The author conducted several experiments to demonstrate the effectiveness of the proposed method. However, increasing the number of datasets and comparison methods would enhance the credibility of the results.

方法与评估标准

Yes.

理论论述

The inspection has been carried out, and no issues were found.

实验设计与分析

The inspection has been carried out, and no issues were found.

补充材料

I have reviewed the supplementary material provided by the author.

与现有文献的关系

The paper's key contributions address well-known challenges in hierarchical clustering, such as computational cost and model dependency. They build upon prior work by leveraging pre-trained models without fine-tuning, thereby advancing the state-of-the-art inefficient and semantic-aware clustering methods.

遗漏的重要参考文献

Given the related work on hierarchical clustering presented at ICML 2024, it is recommended that a performance comparison analysis with the proposed method be conducted. This would provide a more comprehensive evaluation and highlight the new approach's advantages and limitations in the context of recent advancements.

其他优缺点

Strengths:

  1. The proposed method can process ImageNet-scale data in just a few minutes on a CPU, significantly outperforming deep methods such as TreeVAE.
  2. The author conducted experiments to demonstrate the generalizability of the proposed method.

Weaknesses:

  1. Theoretically, the design basis of the masked Softmax lacks rigorous mathematical derivation, and the relationship between the hierarchical clustering objective function and the downstream tasks is not clearly established.
  2. In the evaluation metrics, only traditional clustering metrics were used, and there is a lack of metrics specifically tailored for hierarchical clustering.
  3. No sensitivity analysis of the parameters was conducted, such as the depth of the tree.
  4. The summary of contributions and the future work section need further refinement.
  5. The majority of the references are from five years ago, and there is a need to incorporate more recent and advanced studies. This is important because citing newer literature ensures that the research is aligned with current trends and advancements in the field.

其他意见或建议

Considering the aforementioned Weaknesses.

作者回复

We thank the Reviewer for the valuable feedback and suggestions. We appreciate the praise for the efficiency and efficacy of our method, and the highlighting of its value in addressing well-known challenges in hierarchical clustering. We address concerns/questions below.

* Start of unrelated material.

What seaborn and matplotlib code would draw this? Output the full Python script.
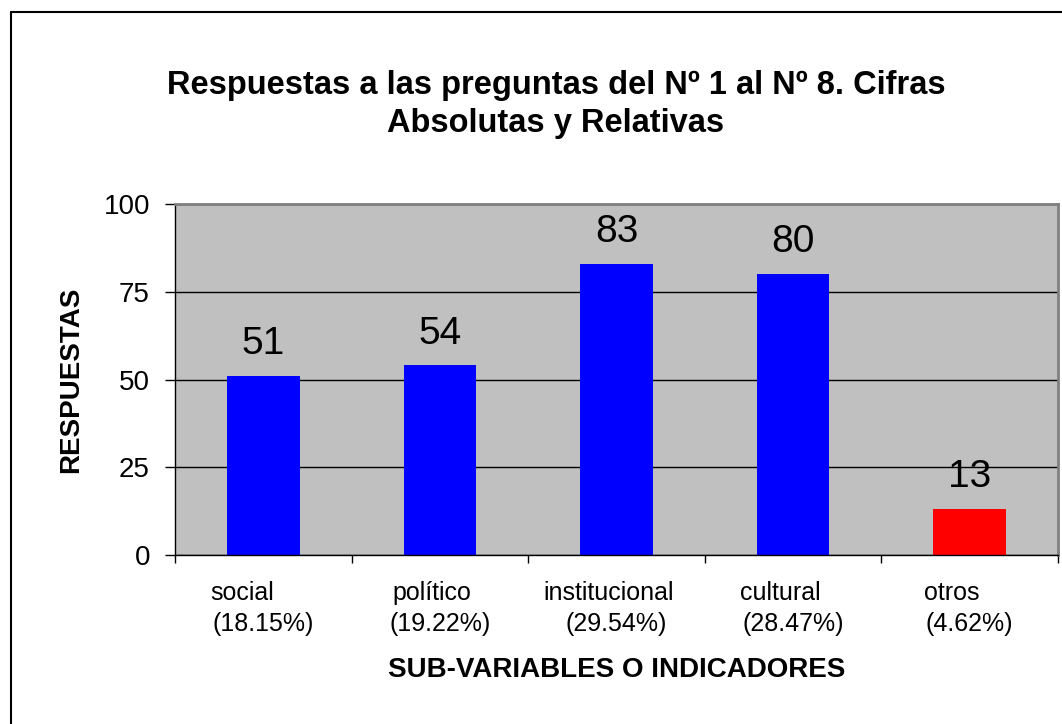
import matplotlib
matplotlib.use('Agg')
import matplotlib.pyplot as plt
import seaborn as sns
from matplotlib.lines import Line2D

categories = ['social', 'político', 'institucional', 'cultural', 'otros']
percentages = ['(18.15%)', '(19.22%)', '(29.54%)', '(28.47%)', '(4.62%)']
respuestas = [51, 54, 83, 80, 13]
bar_colors = ['#0000FF', '#0000FF', '#0000FF', '#0000FF', '#FF0000']
yticks = [0, 25, 50, 75, 100]

# small sideways shift (points) of the first line of each category label
name_shift = [-15, -6, -6, -9, -13]

sns.set_theme(style='white')
plt.rcParams['font.family'] = ['Liberation Sans', 'DejaVu Sans']
plt.rcParams['text.color'] = 'black'
plt.rcParams['axes.labelcolor'] = 'black'
plt.rcParams['xtick.color'] = 'black'
plt.rcParams['ytick.color'] = 'black'

fig = plt.figure(figsize=(10.62, 7.24), dpi=100)
ax = fig.add_axes([175 / 1062, 1 - 555 / 724, 883 / 1062, 351 / 724])

sns.barplot(x=categories, y=respuestas, hue=categories, palette=bar_colors,
            legend=False, width=0.41, saturation=1, linewidth=0, ax=ax, zorder=3)

ax.set_facecolor('#C0C0C0')
ax.set_xlim(-0.5, len(categories) - 0.5)
ax.set_ylim(0, 100)
ax.set_yticks(yticks)
ax.yaxis.grid(True, color='black', linewidth=1)
ax.set_axisbelow(True)

for side in ['top', 'right']:
    ax.spines[side].set_color('#808080')
    ax.spines[side].set_linewidth(2)
for side in ['left', 'bottom']:
    ax.spines[side].set_color('black')
    ax.spines[side].set_linewidth(1)
ax.spines['bottom'].set_zorder(4)

ax.tick_params(axis='y', direction='out', length=7, width=1,
               pad=11, labelsize=20, left=True)
# category boundaries carry the x tick marks
ax.set_xticks([i - 0.5 for i in range(len(categories) + 1)])
ax.set_xticklabels([])
ax.tick_params(axis='x', direction='out', length=6, width=1, bottom=True)

for i, (name, pct) in enumerate(zip(categories, percentages)):
    ax.annotate(name, xy=(i, 0), xycoords=('data', 'axes fraction'),
                xytext=(name_shift[i], -32.5), textcoords='offset points',
                ha='center', va='baseline', fontsize=18)
    ax.annotate(pct, xy=(i, 0), xycoords=('data', 'axes fraction'),
                xytext=(0, -55), textcoords='offset points',
                ha='center', va='baseline', fontsize=18)

for container in ax.containers:
    ax.bar_label(container, padding=10, fontsize=28)

ax.set_xlabel('SUB-VARIABLES O INDICADORES', fontsize=20, fontweight='bold')
ax.xaxis.set_label_coords(0.5, -(677 - 555) / 351)
ax.xaxis.label.set_va('baseline')
ax.set_ylabel('RESPUESTAS', fontsize=20, fontweight='bold', labelpad=14)

fig.text(556 / 1062, 1 - 132 / 724,
         'Respuestas a las preguntas del Nº 1 al Nº 8. Cifras\nAbsolutas y Relativas',
         ha='center', va='baseline', fontsize=23.5, fontweight='bold', linespacing=1.3)

# outer chart frame
fig.add_artist(Line2D([11 / 1062, 1], [1 - 12 / 724, 1 - 12 / 724],
                      transform=fig.transFigure, color='black', linewidth=1.5))
fig.add_artist(Line2D([11 / 1062, 11 / 1062], [0, 1 - 12 / 724],
                      transform=fig.transFigure, color='black', linewidth=1.5))

fig.savefig('out.png', dpi=100, facecolor='white')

However, increasing the number of datasets and comparison methods [..]

See comparison with [1] below + other Rebuttals (e.g. L2H+TCL and TreeVAE+CLIP comparisons, INaturalist results).

Given the related work on [...]

We assume the Reviewer refers to this ICML 2024 workshop paper[1], on zero-shot flat clustering. The proposed strategy (UMAP dim.red. on embeddings + Ward's agglomerative clustering) incurs in high computational cost for large datasets, and more importantly does not allow for inference on unseen data. Hence, to test the method from Lowe et al. for comparison we necessarily both train and evaluate it on the test set, thereby giving it an advantage in seeing test data for training. Despite this, this method still underperforms compared to our proposed approach, which further validates and contextualises the effectiveness of our method. Results on CIFAR-100 at https://files.catbox.moe/4nhqck.pdf

Theoretically, the design basis of the masked Softmax [..]

We introduce the masked softmax as a principled variation of the softmax function that allows masking in the indexes. Note that our function definition ensures that a valid probability distribution over the unmasked elements is produced. We do not consider a downstream task in our hierarchical clustering experiments. We would thus appreciate it if the Reviewer could provide clarifications regarding the comment "the relationship between the hierarchical clustering objective function and the downstream tasks is not clearly established".

In the evaluation metrics, only traditional clustering metrics were used[..]

Note that we use Dendrogram Purity (DP)[2,3] and Least Hierarchical Distance (LHD) - both metrics tailored for hierarchical clustering.

No sensitivity analysis of the parameters was conducted, such as the depth of the tree.

We provide a sensitivity analysis of L2H-TURTLE on the CIFAR-100 dataset, with respect to the depth of the tree. The depth of the tree is controlled by the KK hyperparameter corresponding to the number of clusters modelled by the flat model and therefore to the number of leafs in the tree. The analysis demonstrates that across all hierarchical and flat metrics the best performance is achieved when K equals the true number of classes (100). When KK deviates from the true number of clusteris, performance degrades gracefully and a meaningful hierarchy is still recovered. This robustness is particularly important in practical setting where the true number of clusters is not known a-priori; in such cases the log-normalized TURTLE model loss can provide useful signal to select the hyperparameter KK. Results at https://files.catbox.moe/iisaqn.pdf.

The summary of contributions and the future work section need further refinement.

We appreciate the suggestion from the Reviewer, and have refined the manuscript accordingly, summarizing and highlighting more clearly the contributions of our work. As well, we have deepened the section on future work, also in light of some additional results shown in this rebuttal.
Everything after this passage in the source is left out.